Every act of senseless violence is a tragedy, but it hits so close to home when a concert is an attacker’s choice of scene. Concerts are where we go to feel safe and at home, and it’s so wrong for a few psychos with weapons to take that from us. We can’t be afraid to live our lives, and we can’t be afraid to continue to enjoy the music.
Concerts are a place of worship. We lift our voices together and rejoice in the music that brings us pure unadulterated happiness in life with others who understand. Concerts are where I and many others have found a place to belong. How dare an outsider try to take that away from anyone.
As someone who goes to a dozen or so concerts a month on average, naturally I was at a concert when news of the attack at the Ariana Grande show broke.
Hannah: “Is it bad that my first thought was ‘Thank god no one likes Coheed so we’re safe’?”
Me: “Well people like Green Day so I’m screwed.”

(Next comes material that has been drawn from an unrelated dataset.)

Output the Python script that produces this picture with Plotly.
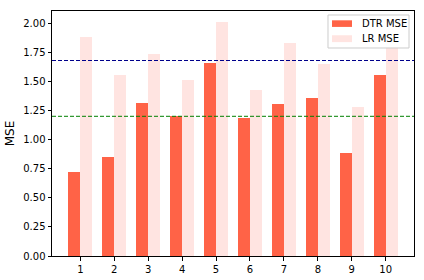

As far as I can tell we were only joking to an extent. But seeing so many of my friends on the internet posting about debating changing their travel plans for shows and festivals they feared might be next broke my heart.
But they will not win.
This community is stronger than any weapon they use against us. What these terrorists fail to realize is that for every death they’re responsible for, there’s a mosh pit somewhere full of people hugging their friends and reminding them they’re loved. For every injury, there’s a dozen crowdsurfers entrusting their lives to complete strangers, knowing they’ll raise them up and not let them fall. For every person fearful enough to sell their ticket on StubHub, there are a hundred more who know the music takes priority over the fear.
It’s unfortunate that Ariana Grande felt the need to cancel the remainder of her tour, but I’m sure the weight of those deaths are too much for her to bear right now. But my hope is that her fans continue to support her despite the tragedy, and not let the terrorists win. I hope music fans everywhere come together and remember that we are one community and we cannot be squashed.
But more than anything I hope for an end to the violence.